What is required: Retype the complete listing exactly as it appears.
[BEGIN]
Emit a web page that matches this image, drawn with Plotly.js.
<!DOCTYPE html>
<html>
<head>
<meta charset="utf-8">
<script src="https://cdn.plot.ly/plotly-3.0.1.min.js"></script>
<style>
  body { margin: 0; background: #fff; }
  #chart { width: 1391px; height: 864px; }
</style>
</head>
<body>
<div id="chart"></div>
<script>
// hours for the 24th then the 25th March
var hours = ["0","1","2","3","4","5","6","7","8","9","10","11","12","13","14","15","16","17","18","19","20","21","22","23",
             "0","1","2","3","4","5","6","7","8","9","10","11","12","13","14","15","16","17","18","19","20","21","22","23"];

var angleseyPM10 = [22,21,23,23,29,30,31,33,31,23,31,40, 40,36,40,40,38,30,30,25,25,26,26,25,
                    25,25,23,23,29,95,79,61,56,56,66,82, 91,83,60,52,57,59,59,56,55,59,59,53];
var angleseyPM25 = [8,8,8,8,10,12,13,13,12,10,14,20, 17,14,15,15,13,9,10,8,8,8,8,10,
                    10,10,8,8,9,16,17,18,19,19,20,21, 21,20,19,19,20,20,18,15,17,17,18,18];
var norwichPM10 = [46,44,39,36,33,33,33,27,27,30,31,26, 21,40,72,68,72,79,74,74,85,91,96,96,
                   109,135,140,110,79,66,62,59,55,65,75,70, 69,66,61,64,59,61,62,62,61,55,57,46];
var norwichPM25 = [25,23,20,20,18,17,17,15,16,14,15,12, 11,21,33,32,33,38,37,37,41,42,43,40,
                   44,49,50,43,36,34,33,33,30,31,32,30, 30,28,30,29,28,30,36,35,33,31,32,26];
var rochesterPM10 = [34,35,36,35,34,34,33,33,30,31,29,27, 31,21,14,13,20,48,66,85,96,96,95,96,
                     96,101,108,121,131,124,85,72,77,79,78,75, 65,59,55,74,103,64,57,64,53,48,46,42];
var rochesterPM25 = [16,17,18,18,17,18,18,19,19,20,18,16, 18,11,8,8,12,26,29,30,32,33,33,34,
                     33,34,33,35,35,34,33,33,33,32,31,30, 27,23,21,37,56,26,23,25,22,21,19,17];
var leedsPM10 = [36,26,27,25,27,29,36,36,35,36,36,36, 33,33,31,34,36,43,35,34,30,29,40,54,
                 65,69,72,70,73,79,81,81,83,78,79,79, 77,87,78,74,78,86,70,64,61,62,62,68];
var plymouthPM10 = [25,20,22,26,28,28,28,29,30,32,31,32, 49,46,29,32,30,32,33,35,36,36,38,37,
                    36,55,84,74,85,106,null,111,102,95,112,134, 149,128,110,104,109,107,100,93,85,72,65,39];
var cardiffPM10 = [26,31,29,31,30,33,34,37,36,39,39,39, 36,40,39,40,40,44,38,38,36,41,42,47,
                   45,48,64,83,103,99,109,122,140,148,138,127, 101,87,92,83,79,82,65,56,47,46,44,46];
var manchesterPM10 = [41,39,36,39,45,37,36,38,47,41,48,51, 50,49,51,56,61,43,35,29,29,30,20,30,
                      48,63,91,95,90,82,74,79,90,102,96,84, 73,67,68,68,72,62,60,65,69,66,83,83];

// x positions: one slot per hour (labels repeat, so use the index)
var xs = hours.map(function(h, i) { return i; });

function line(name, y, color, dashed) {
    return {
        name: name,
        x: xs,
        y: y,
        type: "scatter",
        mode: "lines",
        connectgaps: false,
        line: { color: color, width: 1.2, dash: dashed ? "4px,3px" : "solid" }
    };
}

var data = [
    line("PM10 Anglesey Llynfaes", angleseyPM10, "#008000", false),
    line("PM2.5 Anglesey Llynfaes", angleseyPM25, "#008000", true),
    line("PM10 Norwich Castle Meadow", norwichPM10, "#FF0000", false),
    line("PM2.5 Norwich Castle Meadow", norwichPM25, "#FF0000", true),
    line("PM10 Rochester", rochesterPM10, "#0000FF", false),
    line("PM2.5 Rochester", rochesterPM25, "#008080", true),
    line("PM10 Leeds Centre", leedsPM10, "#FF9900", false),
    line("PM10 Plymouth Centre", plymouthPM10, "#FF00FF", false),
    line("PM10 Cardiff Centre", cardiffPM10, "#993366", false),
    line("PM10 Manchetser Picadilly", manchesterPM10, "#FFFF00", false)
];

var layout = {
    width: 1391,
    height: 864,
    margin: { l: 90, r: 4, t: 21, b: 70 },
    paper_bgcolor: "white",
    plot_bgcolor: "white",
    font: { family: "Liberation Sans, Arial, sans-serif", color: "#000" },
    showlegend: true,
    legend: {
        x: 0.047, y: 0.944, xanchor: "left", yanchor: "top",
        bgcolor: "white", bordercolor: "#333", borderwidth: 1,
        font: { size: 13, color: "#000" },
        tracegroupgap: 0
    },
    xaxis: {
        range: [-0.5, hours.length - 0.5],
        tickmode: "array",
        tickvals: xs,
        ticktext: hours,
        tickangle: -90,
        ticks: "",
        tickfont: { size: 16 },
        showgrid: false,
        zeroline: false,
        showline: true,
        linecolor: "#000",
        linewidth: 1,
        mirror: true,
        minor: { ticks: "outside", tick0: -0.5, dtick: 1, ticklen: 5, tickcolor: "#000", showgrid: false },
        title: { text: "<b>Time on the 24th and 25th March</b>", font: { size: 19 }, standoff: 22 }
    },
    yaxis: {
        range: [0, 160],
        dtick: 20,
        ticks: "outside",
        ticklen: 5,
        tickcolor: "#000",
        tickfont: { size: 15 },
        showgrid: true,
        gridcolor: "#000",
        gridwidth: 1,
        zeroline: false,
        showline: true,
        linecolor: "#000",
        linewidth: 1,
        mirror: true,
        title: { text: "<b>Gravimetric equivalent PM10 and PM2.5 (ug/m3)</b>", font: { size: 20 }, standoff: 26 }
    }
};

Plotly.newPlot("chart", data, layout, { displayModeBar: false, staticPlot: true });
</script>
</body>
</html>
[END]
Full output:
Emit a web page that matches this image, drawn with Plotly.js.
<!DOCTYPE html>
<html>
<head>
<meta charset="utf-8">
<script src="https://cdn.plot.ly/plotly-3.0.1.min.js"></script>
<style>
  body { margin: 0; background: #fff; }
  #chart { width: 1391px; height: 864px; }
</style>
</head>
<body>
<div id="chart"></div>
<script>
// hours for the 24th then the 25th March
var hours = ["0","1","2","3","4","5","6","7","8","9","10","11","12","13","14","15","16","17","18","19","20","21","22","23",
             "0","1","2","3","4","5","6","7","8","9","10","11","12","13","14","15","16","17","18","19","20","21","22","23"];

var angleseyPM10 = [22,21,23,23,29,30,31,33,31,23,31,40, 40,36,40,40,38,30,30,25,25,26,26,25,
                    25,25,23,23,29,95,79,61,56,56,66,82, 91,83,60,52,57,59,59,56,55,59,59,53];
var angleseyPM25 = [8,8,8,8,10,12,13,13,12,10,14,20, 17,14,15,15,13,9,10,8,8,8,8,10,
                    10,10,8,8,9,16,17,18,19,19,20,21, 21,20,19,19,20,20,18,15,17,17,18,18];
var norwichPM10 = [46,44,39,36,33,33,33,27,27,30,31,26, 21,40,72,68,72,79,74,74,85,91,96,96,
                   109,135,140,110,79,66,62,59,55,65,75,70, 69,66,61,64,59,61,62,62,61,55,57,46];
var norwichPM25 = [25,23,20,20,18,17,17,15,16,14,15,12, 11,21,33,32,33,38,37,37,41,42,43,40,
                   44,49,50,43,36,34,33,33,30,31,32,30, 30,28,30,29,28,30,36,35,33,31,32,26];
var rochesterPM10 = [34,35,36,35,34,34,33,33,30,31,29,27, 31,21,14,13,20,48,66,85,96,96,95,96,
                     96,101,108,121,131,124,85,72,77,79,78,75, 65,59,55,74,103,64,57,64,53,48,46,42];
var rochesterPM25 = [16,17,18,18,17,18,18,19,19,20,18,16, 18,11,8,8,12,26,29,30,32,33,33,34,
                     33,34,33,35,35,34,33,33,33,32,31,30, 27,23,21,37,56,26,23,25,22,21,19,17];
var leedsPM10 = [36,26,27,25,27,29,36,36,35,36,36,36, 33,33,31,34,36,43,35,34,30,29,40,54,
                 65,69,72,70,73,79,81,81,83,78,79,79, 77,87,78,74,78,86,70,64,61,62,62,68];
var plymouthPM10 = [25,20,22,26,28,28,28,29,30,32,31,32, 49,46,29,32,30,32,33,35,36,36,38,37,
                    36,55,84,74,85,106,null,111,102,95,112,134, 149,128,110,104,109,107,100,93,85,72,65,39];
var cardiffPM10 = [26,31,29,31,30,33,34,37,36,39,39,39, 36,40,39,40,40,44,38,38,36,41,42,47,
                   45,48,64,83,103,99,109,122,140,148,138,127, 101,87,92,83,79,82,65,56,47,46,44,46];
var manchesterPM10 = [41,39,36,39,45,37,36,38,47,41,48,51, 50,49,51,56,61,43,35,29,29,30,20,30,
                      48,63,91,95,90,82,74,79,90,102,96,84, 73,67,68,68,72,62,60,65,69,66,83,83];

// x positions: one slot per hour (labels repeat, so use the index)
var xs = hours.map(function(h, i) { return i; });

function line(name, y, color, dashed) {
    return {
        name: name,
        x: xs,
        y: y,
        type: "scatter",
        mode: "lines",
        connectgaps: false,
        line: { color: color, width: 1.2, dash: dashed ? "4px,3px" : "solid" }
    };
}

var data = [
    line("PM10 Anglesey Llynfaes", angleseyPM10, "#008000", false),
    line("PM2.5 Anglesey Llynfaes", angleseyPM25, "#008000", true),
    line("PM10 Norwich Castle Meadow", norwichPM10, "#FF0000", false),
    line("PM2.5 Norwich Castle Meadow", norwichPM25, "#FF0000", true),
    line("PM10 Rochester", rochesterPM10, "#0000FF", false),
    line("PM2.5 Rochester", rochesterPM25, "#008080", true),
    line("PM10 Leeds Centre", leedsPM10, "#FF9900", false),
    line("PM10 Plymouth Centre", plymouthPM10, "#FF00FF", false),
    line("PM10 Cardiff Centre", cardiffPM10, "#993366", false),
    line("PM10 Manchetser Picadilly", manchesterPM10, "#FFFF00", false)
];

var layout = {
    width: 1391,
    height: 864,
    margin: { l: 90, r: 4, t: 21, b: 70 },
    paper_bgcolor: "white",
    plot_bgcolor: "white",
    font: { family: "Liberation Sans, Arial, sans-serif", color: "#000" },
    showlegend: true,
    legend: {
        x: 0.047, y: 0.944, xanchor: "left", yanchor: "top",
        bgcolor: "white", bordercolor: "#333", borderwidth: 1,
        font: { size: 13, color: "#000" },
        tracegroupgap: 0
    },
    xaxis: {
        range: [-0.5, hours.length - 0.5],
        tickmode: "array",
        tickvals: xs,
        ticktext: hours,
        tickangle: -90,
        ticks: "",
        tickfont: { size: 16 },
        showgrid: false,
        zeroline: false,
        showline: true,
        linecolor: "#000",
        linewidth: 1,
        mirror: true,
        minor: { ticks: "outside", tick0: -0.5, dtick: 1, ticklen: 5, tickcolor: "#000", showgrid: false },
        title: { text: "<b>Time on the 24th and 25th March</b>", font: { size: 19 }, standoff: 22 }
    },
    yaxis: {
        range: [0, 160],
        dtick: 20,
        ticks: "outside",
        ticklen: 5,
        tickcolor: "#000",
        tickfont: { size: 15 },
        showgrid: true,
        gridcolor: "#000",
        gridwidth: 1,
        zeroline: false,
        showline: true,
        linecolor: "#000",
        linewidth: 1,
        mirror: true,
        title: { text: "<b>Gravimetric equivalent PM10 and PM2.5 (ug/m3)</b>", font: { size: 20 }, standoff: 26 }
    }
};

Plotly.newPlot("chart", data, layout, { displayModeBar: false, staticPlot: true });
</script>
</body>
</html>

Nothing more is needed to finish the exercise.